Despite its no-budget nature, despite Corman letting the copyright lapse (because who would ever remember a movie like this?), Little Shop stayed in the public consciousness long enough for it to be resurrected in the early ‘80s as a Broadway musical, which was itself adapted into a musical movie directed by Yoda—er, Frank Oz. Which was entertaining. But not as entertaining as the much weirder original.
The one drawback of The Little Shop of Horrors is that you may come away from it afraid only of Audrey Jr. You’ll think it was a one-time thing, a freak occurrence. You’ll go back to a life of rose smelling and tree climbing, unaware of the horrors about to engulf you. I hope this next film disabuses you such wanton carelessness.
The Day Of The Triffids (1962)
In which you’ll really get hot when you see Janette Scott fight a triffid that spits poison and kills. Triffids being large, walking plants that take over the world. Is there anything scarier than a seven foot tall walking plant that spits poison? Maybe. But not in this movie, by gosh.

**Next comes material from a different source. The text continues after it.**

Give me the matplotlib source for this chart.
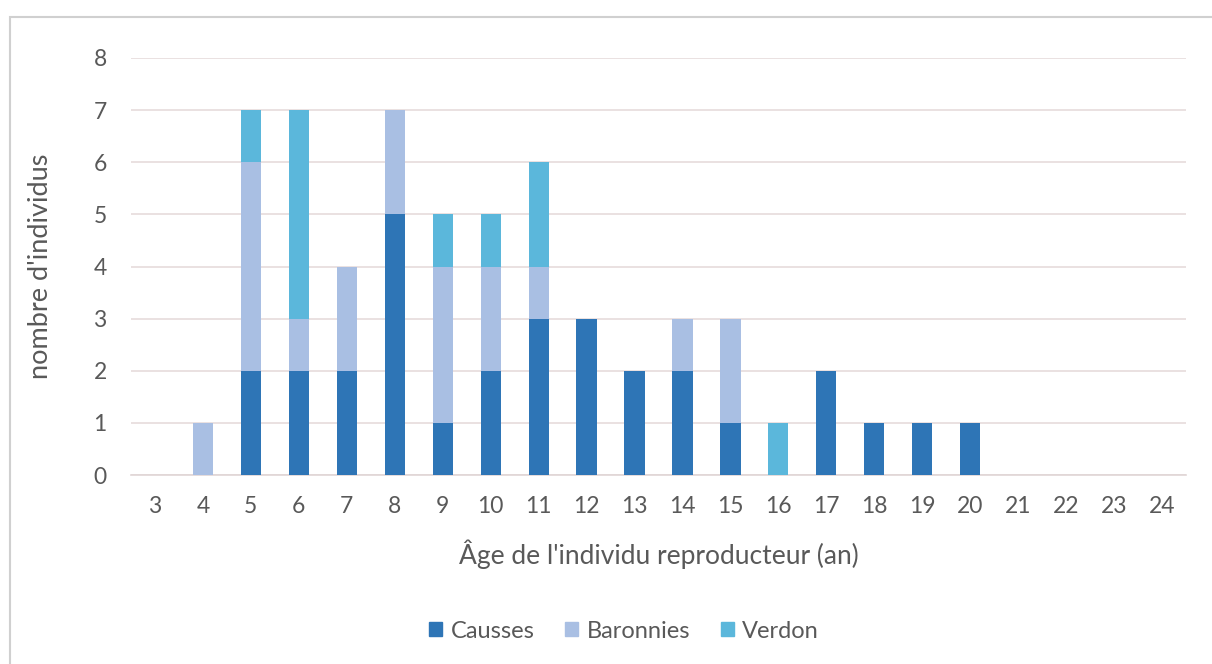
import matplotlib
matplotlib.use("Agg")
import matplotlib.pyplot as plt
from matplotlib.patches import Rectangle, Patch

ages = list(range(3, 25))
causses   = [0, 0, 2, 2, 2, 5, 1, 2, 3, 3, 2, 2, 1, 0, 2, 1, 1, 1, 0, 0, 0, 0]
baronnies = [0, 1, 4, 1, 2, 2, 3, 2, 1, 0, 0, 1, 2, 0, 0, 0, 0, 0, 0, 0, 0, 0]
verdon    = [0, 0, 1, 4, 0, 0, 1, 1, 2, 0, 0, 0, 0, 1, 0, 0, 0, 0, 0, 0, 0, 0]
y_ticks = list(range(0, 9))

c_causses = "#2E75B6"
c_baron = "#A9BFE3"
c_verdon = "#5BB7DB"
txt = "#595959"

plt.rcParams['font.family'] = ['Lato', 'DejaVu Sans']

fig = plt.figure(figsize=(12.12, 6.64), dpi=100)
fig.patch.set_facecolor("white")

# outer chart frame
fig.add_artist(Rectangle((10/1212, -0.05), 1.2, 1 - 17/664 + 0.05,
                         transform=fig.transFigure, fill=False,
                         edgecolor="#d0d0d0", linewidth=1.5))

ax = fig.add_axes([131/1212, 1 - 475/664, 1055/1212, (475 - 58)/664])
w = 0.42
bottom2 = [a + b for a, b in zip(causses, baronnies)]
ax.bar(ages, causses, width=w, color=c_causses, zorder=3)
ax.bar(ages, baronnies, width=w, bottom=causses, color=c_baron, zorder=3)
ax.bar(ages, verdon, width=w, bottom=bottom2, color=c_verdon, zorder=3)

ax.set_xlim(2.5, 24.5)
ax.set_ylim(0, 8)
ax.set_yticks(y_ticks)
ax.set_xticks(ages)
ax.grid(axis="y", color="#e6dcdc", linewidth=1.2, zorder=0)
for s in ["top", "right", "left"]:
    ax.spines[s].set_visible(False)
ax.spines["bottom"].set_color("#e0d6d6")
ax.spines["bottom"].set_linewidth(1.2)
ax.tick_params(axis="both", length=0, labelsize=16.5, colors=txt)
ax.tick_params(axis="x", pad=15)
ax.tick_params(axis="y", pad=27)
for lab in ax.get_yticklabels():
    lab.set_horizontalalignment("left")

ax.set_xlabel("Âge de l'individu reproducteur (an)", fontsize=19, color=txt)
ax.xaxis.set_label_coords(0.5, -0.155)
ax.set_ylabel("nombre d'individus", fontsize=19.5, color=txt)
ax.yaxis.set_label_coords(-0.074, 0.5)

handles = [Patch(color=c_causses, label="Causses"),
           Patch(color=c_baron, label="Baronnies"),
           Patch(color=c_verdon, label="Verdon")]
fig.legend(handles=handles, loc="center", bbox_to_anchor=(624/1212, 1 - 631/664),
           ncol=3, frameon=False, fontsize=17, labelcolor=txt,
           handlelength=0.55, handleheight=0.55, handletextpad=0.35, columnspacing=1.3)

fig.savefig("out.png", dpi=100, facecolor="white")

The Day of The Triffids is based on the novel of the same name by John Wyndham, which if you haven’t read, it should be next on your list. A science fiction great. The movie, on the other hand, is not exactly a science fiction “great,” so to speak, but it is a classic. Of sorts. Okay, I admit it, this is not a piece of genius filmmaking, but it’s plenty fun for a trashy ‘60s sci-fi flick.
The hero is Bill Mason (Howard Keel). He wakes up in a hospital one morning to find most everyone has gone blind. They were up all night watching a meteor shower. Bill was in for an eye injury. With his eyes bandaged, he didn’t see the meteors. The only sighted people left are those that also didn’t watch the shower. (José Saramago’s novel Blindness (and subsequent movie adaptation) steals this concept and does far less with it than Wyndham did. And the zombie movie 28 Days Later and the zombie comic/TV show The Walking Dead borrows the ‘hero wakes up in a hospital having missed the disaster’ opening).
So Bill finds himself in a London full of blind people trying to survive, hard enough without intelligent killer plants finding their only predator—humans—no longer a threat. He hooks up with a girl, Susan, and they flee to France, all the while fighting off less than savory sighted survivors and carnivorous plants.
Meanwhile, in a lighthouse on an island off the coast, another couple, Tom (Kieron Moore) and Karen (Janette Scott), battle triffids while trying to find a clever scientific means of destroying them.
The end of the movie is not at all the ending to the book. It’s overly inspired by The War of The Worlds and is mostly a cop-out one comes to expect from dopey sci-fi movies. But no matter! You’re still going to have to watch every minute of this terrifying descent into killer-plant madness.
The Little Shop of Horrors and The Day of The Triffids. Two movies destined to populate your nightmares with deadly killer plants. Or at any rate, with extremely low-budget plant-like special effects. An even scarier prospect.